Entre les Russes et les Polonais, en effet, le principe de discorde, c’est cette vaste zone intermédiaire, peuplée de diverses tribus slavo-lithuaniennes qui, entre la Duna et le Dnieper, formait l’ancien grand-duché de Lithuanie, jadis réuni à la Pologne sans y avoir jamais été entièrement incorporé, et, depuis les trois partages du dernier siècle, passé aux mains des Russes, qui, sur ces terres en grande partie petites-russiennes ou albo-russiennes, prétendaient à leur tour faire valoir de vieux titres de propriété. La Volhynie, la Podolie et Kief, les provinces que les Russes appellent petites-russiennes et les Polonais ruthènes, et plus encore peut-être la Lithuanie, avec les parties voisines de la Russie-Blanche, telle a été la pomme de discorde entre les deux pays, qui, appuyés l’un et l’autre sur l’histoire et l’ethnographie, réclamaient également ces régions mitoyennes comme une terre nationale, une légitime et inaliénable propriété.

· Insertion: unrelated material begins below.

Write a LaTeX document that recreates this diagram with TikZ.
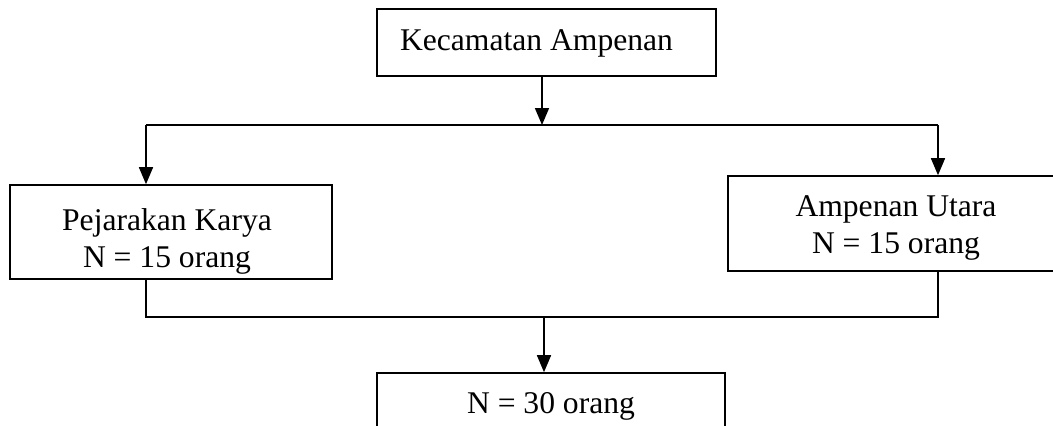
\documentclass[tikz,border=0pt]{standalone}
\usepackage{fontspec}
\setmainfont{Liberation Serif}
\usetikzlibrary{arrows.meta}
\begin{document}
\begin{tikzpicture}[x=1pt,y=-1pt,
  box/.style={draw, line width=1.6pt, rectangle, inner sep=0pt},
  txt/.style={anchor=base, align=center, inner sep=0pt, font=\fontsize{31.6}{36.5}\selectfont},
  conn/.style={line width=1.6pt},
  arr/.style={conn, -{Triangle[length=17pt,width=14pt]}}]
\useasboundingbox (0,0) rectangle (1053,426);
\clip (0,0) rectangle (1053,426);
% boxes
\node[box, minimum width=339pt, minimum height=67pt] (top) at (546.5,42.5) {};
\node[box, minimum width=322pt, minimum height=94pt] (left) at (171,232) {};
\node[box, minimum width=336pt, minimum height=95pt] (right) at (896,223.5) {};
\node[box, minimum width=348pt, minimum height=67pt] (bot) at (551,406.5) {};
% texts
\node[txt] (toptxt) at (536.5,50) {Kecamatan Ampenan};
\node[txt] (lefttxt) at (167,267) {Pejarakan Karya\\N = 15 orang};
\node[txt] (righttxt) at (896,253) {Ampenan Utara\\N = 15 orang};
\node[txt] (bottxt) at (551,413) {N = 30 orang};
% junctions
\coordinate (j1) at (542,125);
\coordinate (jl) at (146,125);
\coordinate (jr) at (938,125);
\coordinate (kl) at (146,317);
\coordinate (kr) at (938,317);
\coordinate (k2) at (544,317);
% connectors
\draw[arr] (j1 |- top.south) -- (j1);
\draw[conn] (jl) -- (jr);
\draw[arr] (jl) -- (jl |- left.north);
\draw[arr] (jr) -- (jr |- right.north);
\draw[conn] (kl |- left.south) -- (kl) -- (kr) -- (kr |- right.south);
\draw[arr] (k2) -- (k2 |- bot.north);
\end{tikzpicture}
\end{document}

Dans les trois partages de la Pologne, conduits de 1772 à 1795 par Frédéric II et Catherine II, les Russes prétendent n’avoir fait que reprendre leur bien, usurpé par leurs voisins à la faveur du démembrement de l’ancienne Russie et de la domination tatare. Ils prétendent ne s’être annexé aucune terre polonaise avant que les traités de 1815 aient réuni à l’empire le noyau de l’éphémère grand-duché de Varsovie, constitué par le tsar Alexandre Ier en royaume de Pologne[2]. Quand les Russes parlent de la Pologne, ce qu’ils désignent de ce nom, c’est toujours le pays de la Vistule annexé en 1815, c’est la petite contrée circulaire dont Varsovie est le centre et la capitale et que les traités de Vienne ont érigée en royaume. Aux yeux de leurs hommes d’état comme de leurs historiens, il n’existe pas d’autre Pologne, si ce n’est dans les états de l’Autriche et de la Prusse.

Les Polonais, on le comprend, ont peine à accepter ce point de

  1. Voyez Murray, Handbook for Russia, Poland and Finland.
  2. Pour l’exactitude historique, il faut mentionner de 1795 à 1815 l’annexion du district de Bialystok, que Napoléon concéda à Alexandre Ier, à Tilsitt en 1807.